-- START --

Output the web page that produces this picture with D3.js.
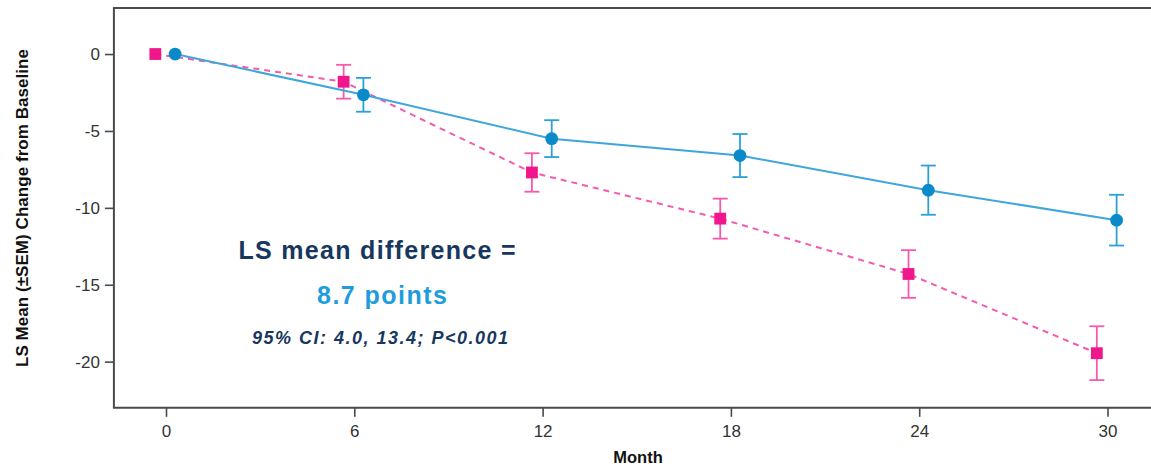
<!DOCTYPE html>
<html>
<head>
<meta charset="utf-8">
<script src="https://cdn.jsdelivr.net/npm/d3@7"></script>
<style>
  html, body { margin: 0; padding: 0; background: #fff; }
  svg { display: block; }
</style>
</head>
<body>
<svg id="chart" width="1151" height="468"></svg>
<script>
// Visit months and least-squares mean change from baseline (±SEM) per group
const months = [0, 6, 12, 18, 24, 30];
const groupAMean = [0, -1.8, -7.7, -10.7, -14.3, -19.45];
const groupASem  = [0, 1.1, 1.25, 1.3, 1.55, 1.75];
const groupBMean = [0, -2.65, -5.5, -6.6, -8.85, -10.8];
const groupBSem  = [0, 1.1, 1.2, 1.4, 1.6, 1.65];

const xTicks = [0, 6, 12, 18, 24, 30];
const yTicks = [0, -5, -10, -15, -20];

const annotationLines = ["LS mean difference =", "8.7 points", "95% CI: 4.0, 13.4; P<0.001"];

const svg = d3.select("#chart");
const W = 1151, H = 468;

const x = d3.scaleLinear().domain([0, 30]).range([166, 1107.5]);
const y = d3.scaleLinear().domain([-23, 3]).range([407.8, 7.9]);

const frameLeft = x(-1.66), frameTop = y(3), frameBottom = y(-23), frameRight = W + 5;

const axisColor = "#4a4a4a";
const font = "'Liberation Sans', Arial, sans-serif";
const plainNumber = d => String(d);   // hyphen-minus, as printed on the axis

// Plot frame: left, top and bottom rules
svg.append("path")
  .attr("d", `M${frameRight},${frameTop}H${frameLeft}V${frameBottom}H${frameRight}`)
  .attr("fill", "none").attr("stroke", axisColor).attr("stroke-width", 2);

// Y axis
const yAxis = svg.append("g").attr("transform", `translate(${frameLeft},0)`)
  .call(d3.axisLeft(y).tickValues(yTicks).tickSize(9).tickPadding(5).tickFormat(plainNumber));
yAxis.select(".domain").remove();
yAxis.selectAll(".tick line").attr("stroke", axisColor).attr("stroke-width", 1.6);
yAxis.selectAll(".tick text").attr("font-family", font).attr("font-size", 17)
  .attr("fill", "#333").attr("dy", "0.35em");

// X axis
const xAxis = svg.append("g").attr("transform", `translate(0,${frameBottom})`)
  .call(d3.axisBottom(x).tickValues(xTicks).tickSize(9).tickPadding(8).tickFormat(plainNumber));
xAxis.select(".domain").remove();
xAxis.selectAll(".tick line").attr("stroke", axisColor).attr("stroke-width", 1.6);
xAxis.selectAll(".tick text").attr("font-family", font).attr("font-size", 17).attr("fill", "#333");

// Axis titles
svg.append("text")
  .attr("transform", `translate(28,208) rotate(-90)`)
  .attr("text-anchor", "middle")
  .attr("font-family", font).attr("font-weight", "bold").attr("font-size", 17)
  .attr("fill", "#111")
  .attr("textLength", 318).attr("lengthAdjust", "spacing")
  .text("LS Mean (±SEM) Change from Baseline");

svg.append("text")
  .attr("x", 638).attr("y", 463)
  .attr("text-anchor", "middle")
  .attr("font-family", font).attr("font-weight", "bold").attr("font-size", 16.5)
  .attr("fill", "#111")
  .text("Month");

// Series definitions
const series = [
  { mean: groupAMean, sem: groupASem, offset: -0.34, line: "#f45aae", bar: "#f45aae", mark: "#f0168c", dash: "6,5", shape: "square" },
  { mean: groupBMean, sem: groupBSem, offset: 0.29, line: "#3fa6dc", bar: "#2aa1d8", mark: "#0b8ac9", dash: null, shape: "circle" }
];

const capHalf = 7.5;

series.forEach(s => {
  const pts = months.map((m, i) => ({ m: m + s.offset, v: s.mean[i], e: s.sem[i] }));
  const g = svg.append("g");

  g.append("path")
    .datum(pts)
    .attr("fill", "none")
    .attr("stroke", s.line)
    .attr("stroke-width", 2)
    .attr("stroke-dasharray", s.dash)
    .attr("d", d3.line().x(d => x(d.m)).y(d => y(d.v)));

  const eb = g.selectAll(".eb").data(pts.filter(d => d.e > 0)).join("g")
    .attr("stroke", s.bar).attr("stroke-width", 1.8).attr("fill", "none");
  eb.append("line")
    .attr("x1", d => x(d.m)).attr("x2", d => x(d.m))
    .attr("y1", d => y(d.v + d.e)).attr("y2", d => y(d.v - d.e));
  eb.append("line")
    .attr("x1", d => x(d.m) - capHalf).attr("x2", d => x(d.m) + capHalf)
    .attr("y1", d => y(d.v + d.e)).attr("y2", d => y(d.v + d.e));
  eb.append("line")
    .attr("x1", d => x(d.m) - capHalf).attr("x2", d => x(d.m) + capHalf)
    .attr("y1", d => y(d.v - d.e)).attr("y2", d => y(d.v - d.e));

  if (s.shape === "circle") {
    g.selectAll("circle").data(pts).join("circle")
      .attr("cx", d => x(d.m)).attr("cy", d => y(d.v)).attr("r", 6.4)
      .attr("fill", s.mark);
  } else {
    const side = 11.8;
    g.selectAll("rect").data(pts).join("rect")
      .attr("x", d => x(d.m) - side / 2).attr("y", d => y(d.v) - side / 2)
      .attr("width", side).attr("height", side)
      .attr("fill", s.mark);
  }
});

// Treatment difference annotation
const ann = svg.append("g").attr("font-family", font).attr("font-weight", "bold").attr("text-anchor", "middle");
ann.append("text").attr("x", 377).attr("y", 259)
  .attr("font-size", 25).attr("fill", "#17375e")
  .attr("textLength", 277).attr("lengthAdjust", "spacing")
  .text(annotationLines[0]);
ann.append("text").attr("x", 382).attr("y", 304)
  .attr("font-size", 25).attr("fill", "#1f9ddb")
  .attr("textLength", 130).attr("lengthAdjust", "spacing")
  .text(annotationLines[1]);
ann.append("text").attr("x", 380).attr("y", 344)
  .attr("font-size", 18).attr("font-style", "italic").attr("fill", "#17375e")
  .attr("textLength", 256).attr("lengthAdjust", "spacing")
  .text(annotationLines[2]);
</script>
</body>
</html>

-- END --

__Request__. Reproduce the listing exactly. Leave its pictures out.

__Solution for this problem__.
Output the web page that produces this picture with D3.js.
<!DOCTYPE html>
<html>
<head>
<meta charset="utf-8">
<script src="https://cdn.jsdelivr.net/npm/d3@7"></script>
<style>
  html, body { margin: 0; padding: 0; background: #fff; }
  svg { display: block; }
</style>
</head>
<body>
<svg id="chart" width="1151" height="468"></svg>
<script>
// Visit months and least-squares mean change from baseline (±SEM) per group
const months = [0, 6, 12, 18, 24, 30];
const groupAMean = [0, -1.8, -7.7, -10.7, -14.3, -19.45];
const groupASem  = [0, 1.1, 1.25, 1.3, 1.55, 1.75];
const groupBMean = [0, -2.65, -5.5, -6.6, -8.85, -10.8];
const groupBSem  = [0, 1.1, 1.2, 1.4, 1.6, 1.65];

const xTicks = [0, 6, 12, 18, 24, 30];
const yTicks = [0, -5, -10, -15, -20];

const annotationLines = ["LS mean difference =", "8.7 points", "95% CI: 4.0, 13.4; P<0.001"];

const svg = d3.select("#chart");
const W = 1151, H = 468;

const x = d3.scaleLinear().domain([0, 30]).range([166, 1107.5]);
const y = d3.scaleLinear().domain([-23, 3]).range([407.8, 7.9]);

const frameLeft = x(-1.66), frameTop = y(3), frameBottom = y(-23), frameRight = W + 5;

const axisColor = "#4a4a4a";
const font = "'Liberation Sans', Arial, sans-serif";
const plainNumber = d => String(d);   // hyphen-minus, as printed on the axis

// Plot frame: left, top and bottom rules
svg.append("path")
  .attr("d", `M${frameRight},${frameTop}H${frameLeft}V${frameBottom}H${frameRight}`)
  .attr("fill", "none").attr("stroke", axisColor).attr("stroke-width", 2);

// Y axis
const yAxis = svg.append("g").attr("transform", `translate(${frameLeft},0)`)
  .call(d3.axisLeft(y).tickValues(yTicks).tickSize(9).tickPadding(5).tickFormat(plainNumber));
yAxis.select(".domain").remove();
yAxis.selectAll(".tick line").attr("stroke", axisColor).attr("stroke-width", 1.6);
yAxis.selectAll(".tick text").attr("font-family", font).attr("font-size", 17)
  .attr("fill", "#333").attr("dy", "0.35em");

// X axis
const xAxis = svg.append("g").attr("transform", `translate(0,${frameBottom})`)
  .call(d3.axisBottom(x).tickValues(xTicks).tickSize(9).tickPadding(8).tickFormat(plainNumber));
xAxis.select(".domain").remove();
xAxis.selectAll(".tick line").attr("stroke", axisColor).attr("stroke-width", 1.6);
xAxis.selectAll(".tick text").attr("font-family", font).attr("font-size", 17).attr("fill", "#333");

// Axis titles
svg.append("text")
  .attr("transform", `translate(28,208) rotate(-90)`)
  .attr("text-anchor", "middle")
  .attr("font-family", font).attr("font-weight", "bold").attr("font-size", 17)
  .attr("fill", "#111")
  .attr("textLength", 318).attr("lengthAdjust", "spacing")
  .text("LS Mean (±SEM) Change from Baseline");

svg.append("text")
  .attr("x", 638).attr("y", 463)
  .attr("text-anchor", "middle")
  .attr("font-family", font).attr("font-weight", "bold").attr("font-size", 16.5)
  .attr("fill", "#111")
  .text("Month");

// Series definitions
const series = [
  { mean: groupAMean, sem: groupASem, offset: -0.34, line: "#f45aae", bar: "#f45aae", mark: "#f0168c", dash: "6,5", shape: "square" },
  { mean: groupBMean, sem: groupBSem, offset: 0.29, line: "#3fa6dc", bar: "#2aa1d8", mark: "#0b8ac9", dash: null, shape: "circle" }
];

const capHalf = 7.5;

series.forEach(s => {
  const pts = months.map((m, i) => ({ m: m + s.offset, v: s.mean[i], e: s.sem[i] }));
  const g = svg.append("g");

  g.append("path")
    .datum(pts)
    .attr("fill", "none")
    .attr("stroke", s.line)
    .attr("stroke-width", 2)
    .attr("stroke-dasharray", s.dash)
    .attr("d", d3.line().x(d => x(d.m)).y(d => y(d.v)));

  const eb = g.selectAll(".eb").data(pts.filter(d => d.e > 0)).join("g")
    .attr("stroke", s.bar).attr("stroke-width", 1.8).attr("fill", "none");
  eb.append("line")
    .attr("x1", d => x(d.m)).attr("x2", d => x(d.m))
    .attr("y1", d => y(d.v + d.e)).attr("y2", d => y(d.v - d.e));
  eb.append("line")
    .attr("x1", d => x(d.m) - capHalf).attr("x2", d => x(d.m) + capHalf)
    .attr("y1", d => y(d.v + d.e)).attr("y2", d => y(d.v + d.e));
  eb.append("line")
    .attr("x1", d => x(d.m) - capHalf).attr("x2", d => x(d.m) + capHalf)
    .attr("y1", d => y(d.v - d.e)).attr("y2", d => y(d.v - d.e));

  if (s.shape === "circle") {
    g.selectAll("circle").data(pts).join("circle")
      .attr("cx", d => x(d.m)).attr("cy", d => y(d.v)).attr("r", 6.4)
      .attr("fill", s.mark);
  } else {
    const side = 11.8;
    g.selectAll("rect").data(pts).join("rect")
      .attr("x", d => x(d.m) - side / 2).attr("y", d => y(d.v) - side / 2)
      .attr("width", side).attr("height", side)
      .attr("fill", s.mark);
  }
});

// Treatment difference annotation
const ann = svg.append("g").attr("font-family", font).attr("font-weight", "bold").attr("text-anchor", "middle");
ann.append("text").attr("x", 377).attr("y", 259)
  .attr("font-size", 25).attr("fill", "#17375e")
  .attr("textLength", 277).attr("lengthAdjust", "spacing")
  .text(annotationLines[0]);
ann.append("text").attr("x", 382).attr("y", 304)
  .attr("font-size", 25).attr("fill", "#1f9ddb")
  .attr("textLength", 130).attr("lengthAdjust", "spacing")
  .text(annotationLines[1]);
ann.append("text").attr("x", 380).attr("y", 344)
  .attr("font-size", 18).attr("font-style", "italic").attr("fill", "#17375e")
  .attr("textLength", 256).attr("lengthAdjust", "spacing")
  .text(annotationLines[2]);
</script>
</body>
</html>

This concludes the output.